番組ではまず「デジタル庁のマイナンバーカード」のトピックス、それから「下着でUSJに行った人」のトピックスがあり、その後でシーインのトピックスに入りここからZOOM越しに出演しました。

司会の方、レギュラーコメンテーターの方々ほとんどが、割合にシーインには批判的スタンスで、手放しで「かわいー」「安い」と褒める方は誰もおられず、自分としては全員ある程度はまともな論調だと感じました。自分としてもデザイン盗用による訴訟問題や、製造工賃の安さ問題などが報道されていることを挙げ、考慮する部分が多いということを伝えたつもりでした。また商品品質に関しては、店頭で見た限りでは「決してお値段以上ではない」ということを伝えました。

その後、大阪にあるABC朝日放送の地上波テレビ番組「正義のミカタ」から出演依頼があり、11月19日にスタジオから生出演をすることになるのですが、これも出演依頼があったのは、16日の午後のことです。テレビ番組というのは概してこれくらい急な出演依頼が多いようです。翌日に電話とメールで番組内の担当ディレクターの方と打ち合わせと意見交換を行い、前日にはざっくりとした番組台本がメールで送られてきて、それを確認してから翌日早朝にスタジオ入り(番組は午前9時半放送開始)となりました。

恐らくこの出演の直前くらいだったと記憶していますが、Abemaニュースのレギュラーコメンテーターの方がツイッターで「AbemaのシーインのYouTube動画が削除されている」とツイートしておられたのをこの目で見ました。何ならそれをリツイートもしました。マイナンバーカードのトピックスも下着でUSJのトピックスもそのまま公式YouTubeチャンネルで公開されたままなのに、シーインのトピックスだけが完全に削除されていたのです。

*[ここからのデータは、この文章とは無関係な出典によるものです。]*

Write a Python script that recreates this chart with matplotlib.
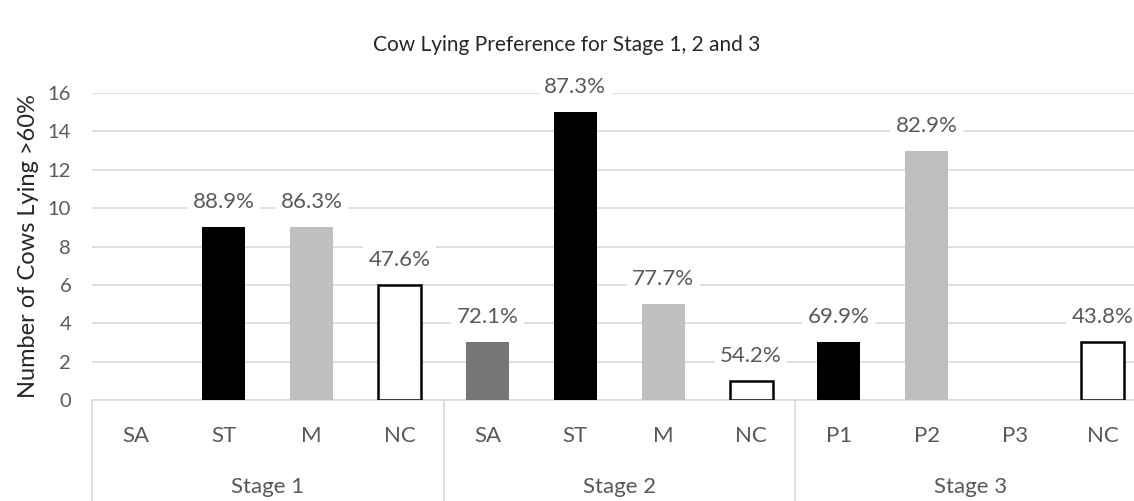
import numpy as np
import matplotlib.pyplot as plt

# datos del grafico
etapas = ['Stage 1', 'Stage 2', 'Stage 3']
categorias = ['SA', 'ST', 'M', 'NC', 'SA', 'ST', 'M', 'NC', 'P1', 'P2', 'P3', 'NC']
vacas = [0, 9, 9, 6, 3, 15, 5, 1, 3, 13, 0, 3]
porcentajes = ['', '88.9%', '86.3%', '47.6%', '72.1%', '87.3%', '77.7%', '54.2%',
               '69.9%', '82.9%', '', '43.8%']
colores = ['#bfbfbf', '#000000', '#bfbfbf', '#ffffff', '#767676', '#000000', '#bfbfbf',
           '#ffffff', '#000000', '#bfbfbf', '#bfbfbf', '#ffffff']

plt.rcParams['font.family'] = ['Lato', 'DejaVu Sans']
gris_texto = '#595959'
gris_linea = '#d9d9d9'

fig = plt.figure(figsize=(11.34, 5.01), dpi=100)
W, H = 1134, 501
ax = fig.add_axes([92 / W, 101 / H, (1146.5 - 92) / W, (400 - 93) / H])

x = np.arange(len(categorias))
bordes = ['#000000' if c == '#ffffff' else c for c in colores]
anchos = [1.8 if c == '#ffffff' else 0 for c in colores]
barras = ax.bar(x, vacas, width=0.49, color=colores, edgecolor=bordes,
                linewidth=anchos, zorder=3)

for xi, v, txt in zip(x, vacas, porcentajes):
    if txt:
        ax.annotate(txt, (xi, v), xytext=(0, 18), textcoords='offset points',
                    ha='center', va='center', fontsize=16, color=gris_texto, zorder=4,
                    bbox=dict(boxstyle='square,pad=0.25', fc='white', ec='none'))

ax.set_xlim(-0.5, len(categorias) - 0.5)
ax.set_ylim(0, 16)
ax.set_yticks(np.arange(0, 17, 2))
ax.yaxis.grid(True, color=gris_linea, linewidth=1.2, zorder=0)
ax.set_axisbelow(True)
for lado in ['top', 'right', 'left']:
    ax.spines[lado].set_visible(False)
ax.spines['bottom'].set_color(gris_linea)
ax.spines['bottom'].set_linewidth(1.2)

ax.tick_params(axis='y', length=0, labelsize=14.5, labelcolor=gris_texto, pad=15)
ax.set_xticks(x)
ax.set_xticklabels(categorias)
ax.tick_params(axis='x', which='major', length=0, labelsize=16,
               labelcolor=gris_texto, pad=19)

# separadores de etapas
ax.set_xticks(np.arange(-0.5, len(categorias), 4), minor=True)
ax.tick_params(axis='x', which='minor', length=75, width=1.2, color=gris_linea)

for i, etapa in enumerate(etapas):
    ax.text(i * 4 + 1.5, -0.285, etapa, transform=ax.get_xaxis_transform(),
            ha='center', va='center', fontsize=16, color=gris_texto)

ax.set_ylabel('Number of Cows Lying >60%', fontsize=17, color='#262626', labelpad=6)
fig.text(0.5, 1 - 45 / H, 'Cow Lying Preference for Stage 1, 2 and 3',
         ha='center', va='center', fontsize=15, color='#262626')

fig.savefig('out.png', dpi=100)
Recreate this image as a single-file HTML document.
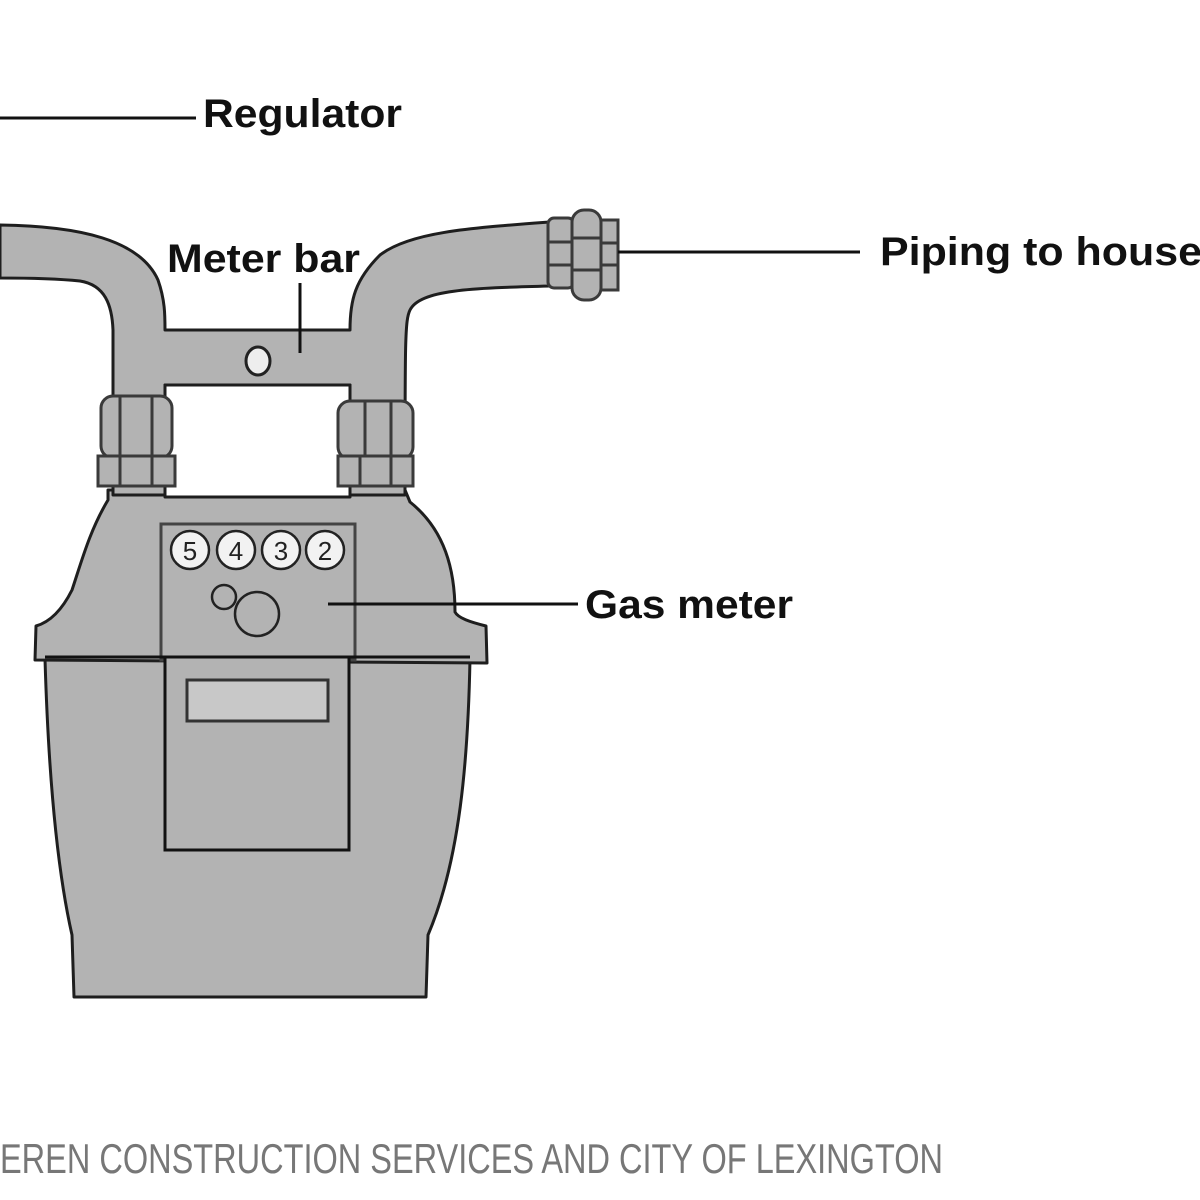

その時は「なにかまずいことを発言したかな?」と何やら申し訳ない気持ちになりました。

そして、11月19日当日早朝にスタジオ入りして、担当ディレクターと打ち合わせが始まりました。この番組はトピックスが3つか4つあり、それぞれのトピックスにゲストコメンテーターを迎えているというシステムで、自分はシーインのトピックス専用のゲストコメンテーターということなのですが、番組の冒頭から結末までずっと席にいなくてはなりません。ちなみに衣装は自前ですから、前日の夜にあれでもないこれでもないと2時間くらいかけて衣装を選びました。まあ、何を着てもそれほど変わらないと言われればそれまでなのですが。(笑)

当日、ゲストコメンテーターは広い控室に入り、それぞれが個々の担当ディレクターと打ち合わせをしてから、ザックリとしたリハーサル(所要時間10分ほど)を個々に行ってから本番になります。

本番前にディレクターと改めて確認した台本は、シーインへの表現がややマイルドになっていました。そのことに対して実のところあまり気にはならなかったのですが、ディレクターからは「上の方から表現はややマイルドにするようにという指導がありました」と謝罪がありました。そして、ディレクターは「南さんはシーインから目を付けられていますよ」と驚くべきことを教えてくれました。